Aim: Take the listing and print it in full, exactly as given.
************
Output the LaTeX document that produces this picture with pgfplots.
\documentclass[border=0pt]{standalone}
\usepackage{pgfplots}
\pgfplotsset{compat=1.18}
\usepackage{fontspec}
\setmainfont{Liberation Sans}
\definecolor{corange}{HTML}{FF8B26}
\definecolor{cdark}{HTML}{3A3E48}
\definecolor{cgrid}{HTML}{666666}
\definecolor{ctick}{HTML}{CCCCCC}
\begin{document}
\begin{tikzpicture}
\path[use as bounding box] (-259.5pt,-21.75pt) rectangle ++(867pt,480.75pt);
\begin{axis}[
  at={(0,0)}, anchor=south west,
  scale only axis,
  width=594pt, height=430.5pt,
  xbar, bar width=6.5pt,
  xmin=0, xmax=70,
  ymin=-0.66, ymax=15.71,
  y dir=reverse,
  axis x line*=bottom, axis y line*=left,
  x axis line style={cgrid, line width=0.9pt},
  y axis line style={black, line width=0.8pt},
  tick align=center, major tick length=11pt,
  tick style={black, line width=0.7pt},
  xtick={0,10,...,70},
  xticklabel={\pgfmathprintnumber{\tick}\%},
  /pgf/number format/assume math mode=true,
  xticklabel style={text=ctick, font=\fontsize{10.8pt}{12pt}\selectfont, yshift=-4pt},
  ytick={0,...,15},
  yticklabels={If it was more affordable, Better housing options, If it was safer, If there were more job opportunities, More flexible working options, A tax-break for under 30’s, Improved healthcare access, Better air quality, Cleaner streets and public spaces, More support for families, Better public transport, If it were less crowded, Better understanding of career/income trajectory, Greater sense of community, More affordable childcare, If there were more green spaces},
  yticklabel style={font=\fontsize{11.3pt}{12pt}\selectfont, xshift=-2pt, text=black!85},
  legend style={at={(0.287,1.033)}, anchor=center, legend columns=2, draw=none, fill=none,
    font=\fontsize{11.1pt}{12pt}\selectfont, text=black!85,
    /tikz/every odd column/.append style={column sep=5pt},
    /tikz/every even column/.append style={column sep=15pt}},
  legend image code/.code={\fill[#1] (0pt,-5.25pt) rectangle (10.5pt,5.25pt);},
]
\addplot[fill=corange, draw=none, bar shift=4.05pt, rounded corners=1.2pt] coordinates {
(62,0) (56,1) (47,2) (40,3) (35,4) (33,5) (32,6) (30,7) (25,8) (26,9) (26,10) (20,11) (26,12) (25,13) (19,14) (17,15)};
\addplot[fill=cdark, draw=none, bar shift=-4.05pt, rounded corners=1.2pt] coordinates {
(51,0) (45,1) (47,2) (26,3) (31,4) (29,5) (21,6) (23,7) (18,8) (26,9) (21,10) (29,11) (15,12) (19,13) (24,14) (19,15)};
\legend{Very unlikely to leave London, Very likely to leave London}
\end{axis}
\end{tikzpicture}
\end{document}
************
Worked solution:
Output the LaTeX document that produces this picture with pgfplots.
\documentclass[border=0pt]{standalone}
\usepackage{pgfplots}
\pgfplotsset{compat=1.18}
\usepackage{fontspec}
\setmainfont{Liberation Sans}
\definecolor{corange}{HTML}{FF8B26}
\definecolor{cdark}{HTML}{3A3E48}
\definecolor{cgrid}{HTML}{666666}
\definecolor{ctick}{HTML}{CCCCCC}
\begin{document}
\begin{tikzpicture}
\path[use as bounding box] (-259.5pt,-21.75pt) rectangle ++(867pt,480.75pt);
\begin{axis}[
  at={(0,0)}, anchor=south west,
  scale only axis,
  width=594pt, height=430.5pt,
  xbar, bar width=6.5pt,
  xmin=0, xmax=70,
  ymin=-0.66, ymax=15.71,
  y dir=reverse,
  axis x line*=bottom, axis y line*=left,
  x axis line style={cgrid, line width=0.9pt},
  y axis line style={black, line width=0.8pt},
  tick align=center, major tick length=11pt,
  tick style={black, line width=0.7pt},
  xtick={0,10,...,70},
  xticklabel={\pgfmathprintnumber{\tick}\%},
  /pgf/number format/assume math mode=true,
  xticklabel style={text=ctick, font=\fontsize{10.8pt}{12pt}\selectfont, yshift=-4pt},
  ytick={0,...,15},
  yticklabels={If it was more affordable, Better housing options, If it was safer, If there were more job opportunities, More flexible working options, A tax-break for under 30’s, Improved healthcare access, Better air quality, Cleaner streets and public spaces, More support for families, Better public transport, If it were less crowded, Better understanding of career/income trajectory, Greater sense of community, More affordable childcare, If there were more green spaces},
  yticklabel style={font=\fontsize{11.3pt}{12pt}\selectfont, xshift=-2pt, text=black!85},
  legend style={at={(0.287,1.033)}, anchor=center, legend columns=2, draw=none, fill=none,
    font=\fontsize{11.1pt}{12pt}\selectfont, text=black!85,
    /tikz/every odd column/.append style={column sep=5pt},
    /tikz/every even column/.append style={column sep=15pt}},
  legend image code/.code={\fill[#1] (0pt,-5.25pt) rectangle (10.5pt,5.25pt);},
]
\addplot[fill=corange, draw=none, bar shift=4.05pt, rounded corners=1.2pt] coordinates {
(62,0) (56,1) (47,2) (40,3) (35,4) (33,5) (32,6) (30,7) (25,8) (26,9) (26,10) (20,11) (26,12) (25,13) (19,14) (17,15)};
\addplot[fill=cdark, draw=none, bar shift=-4.05pt, rounded corners=1.2pt] coordinates {
(51,0) (45,1) (47,2) (26,3) (31,4) (29,5) (21,6) (23,7) (18,8) (26,9) (21,10) (29,11) (15,12) (19,13) (24,14) (19,15)};
\legend{Very unlikely to leave London, Very likely to leave London}
\end{axis}
\end{tikzpicture}
\end{document}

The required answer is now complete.